Debunking bubble economies - The UK pt1

This post is going to a the first one on an upcoming series about the biggest and most dangerous bubble economies in the world today and which have not popped yet as people are still in denial even after the facts that those economies are already collapsing: the UK, Canada, Australia, China (list might grow further) in no particular order

The British people and government are completely addicted to borrowing and spending, and have reached unprecedented levels at this game. One might wander if it's not too late, but things are changing nonetheless.

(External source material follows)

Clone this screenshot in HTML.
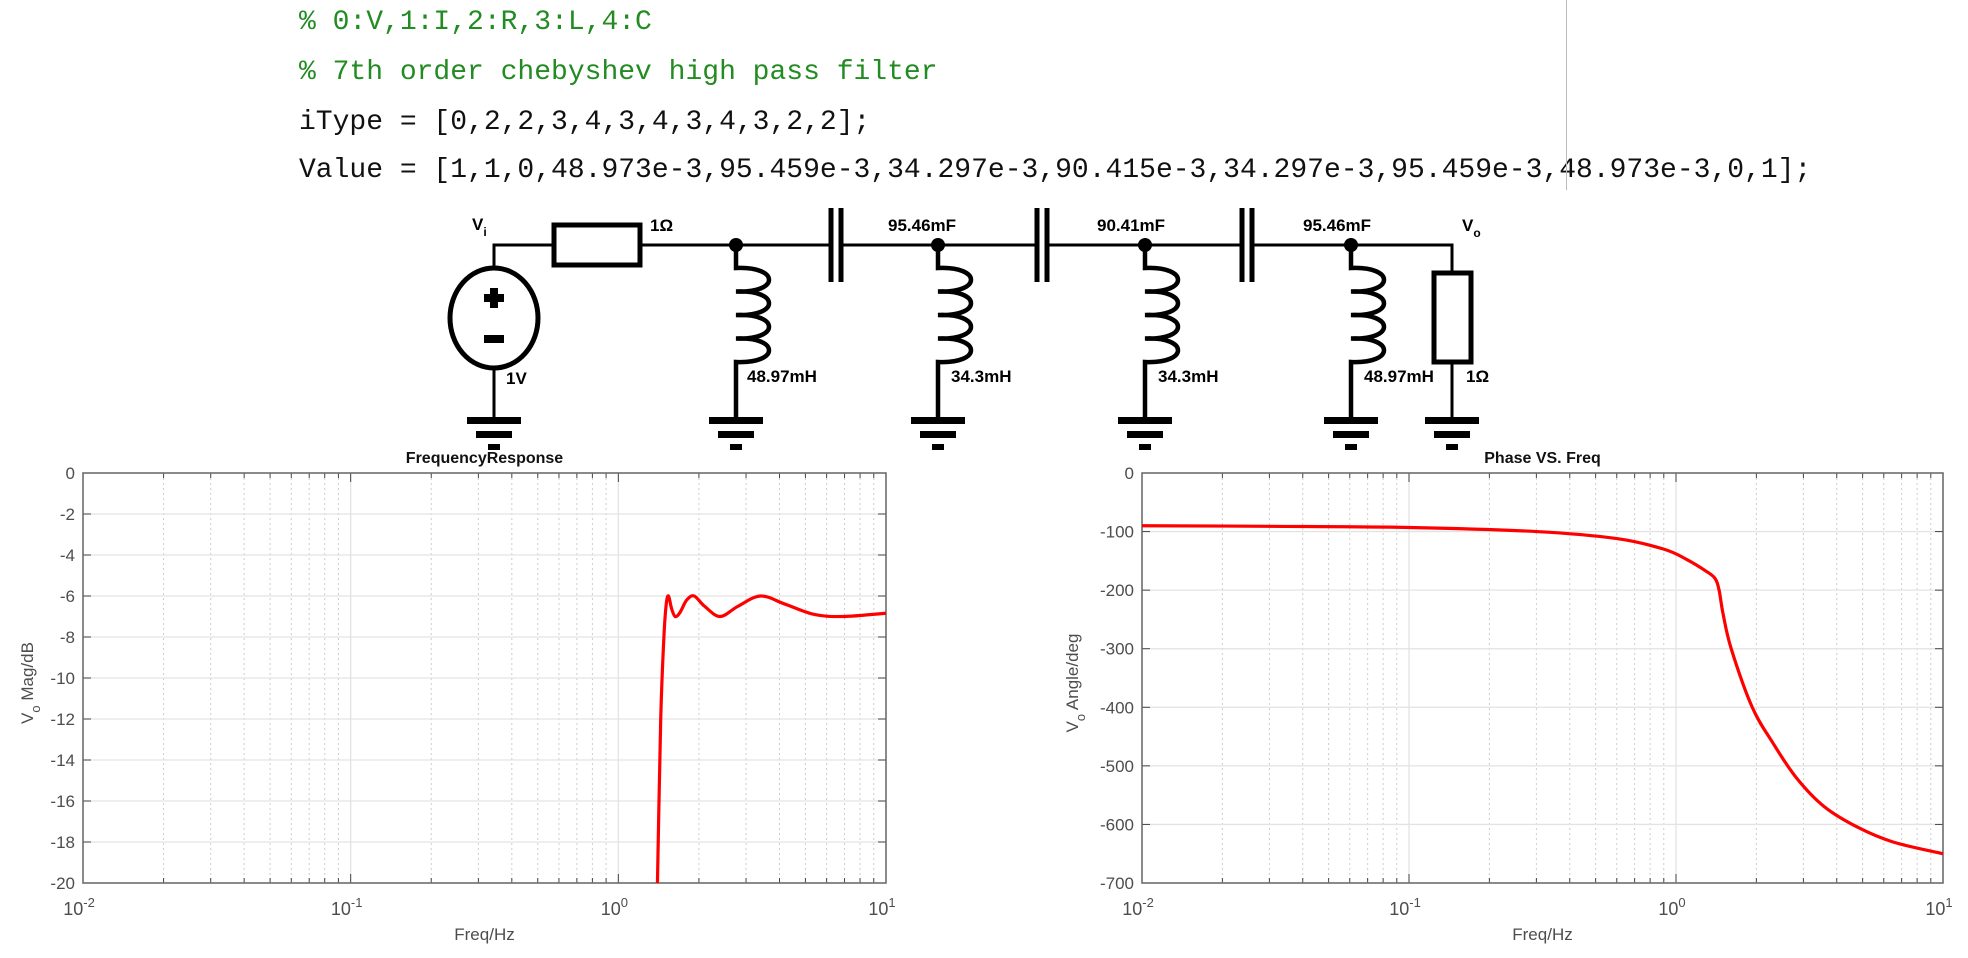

Mortgage Approvals Fell in June as Lending Tightened, Confidence Dwindled
The number of loans granted was 48,000, compared with 51,000 in May, according to a sample from the central bank’s panel of six major lenders released in London today.
[...]
The Council of Mortgage Lenders said in a separate report today that gross mortgage lending rose 15 percent in June from the previous month to 13.1 billion pounds ($19.9 billion). Lending rose 7 percent from a year earlier, it said.
U.K. House Prices May Decline as Cuts Sap Confidence
When the market was at its peak, banks were providing loans as large as five times a borrower’s salary. That helped lift the average house price to a record 6.2 times earnings, compared with the long-term average of 3.7 times, according to Capital Economics Ltd. That ratio has since fallen to 5.2.
[…]
Values slumped 23 percent from the peak of the boom in September 2007 to the trough in April of last year
[…]
At the height of the U.K.’s previous housing boom that ended in 1989, the ratio was only 4.7. Values slumped 13 percent during the next four years. They didn’t return to pre-crash levels until January 1998, almost nine years later, even before adjusting for inflation.
[…]
Britons have been paying down debt on concern about job losses and government spending cuts. Consumer debt fell in May for a third straight month to its lowest level in six months, according to the Bank of England. Unsecured borrowing is at its lowest level since September 2007.
[…]
mortgage approvals remain at 45 percent of their long-term average.
[…]
There were 25 percent fewer house sales in the first five months of 2010 than in the previous five, according to Savills
[…]
The number of unsold houses and apartments is at the highest level in 21 months, which may force down prices, and increased capital-gains taxes may also deter buyers
[…]
There is a 70 percent chance that U.K. house prices, adjusted for inflation, will be below their peak 2007 levels in 2015 and a 50 percent chance they will still lag in 2020, PricewaterhouseCoopers LLP said yesterday.
UK debt is 'twice as much as we thought'
The true scale of the national debt is £2 trillion - more than twice the official figure, an alarming study shows.

The black hole in the public accounts equates to £78,000 for every household in the country.

The 'real' state of the national finances is exposed in a study published today by the Centre for Economics and Business Research, which warns of a series of mammoth debts that aren't revealed by the official figures.

The national debt - forecast to reach £932m by next spring - does not include a number of expensive liabilities, such as the cost of civil service and town hall pensions and projects funded under the Public Finance Initiative
£78k per household just for the national debt. It doesn't include mortgages (at the peak of housing bubble, it must be enormous) and other unsecured borrowing such as credit card (each Briton has several of them and knows how to juggle!).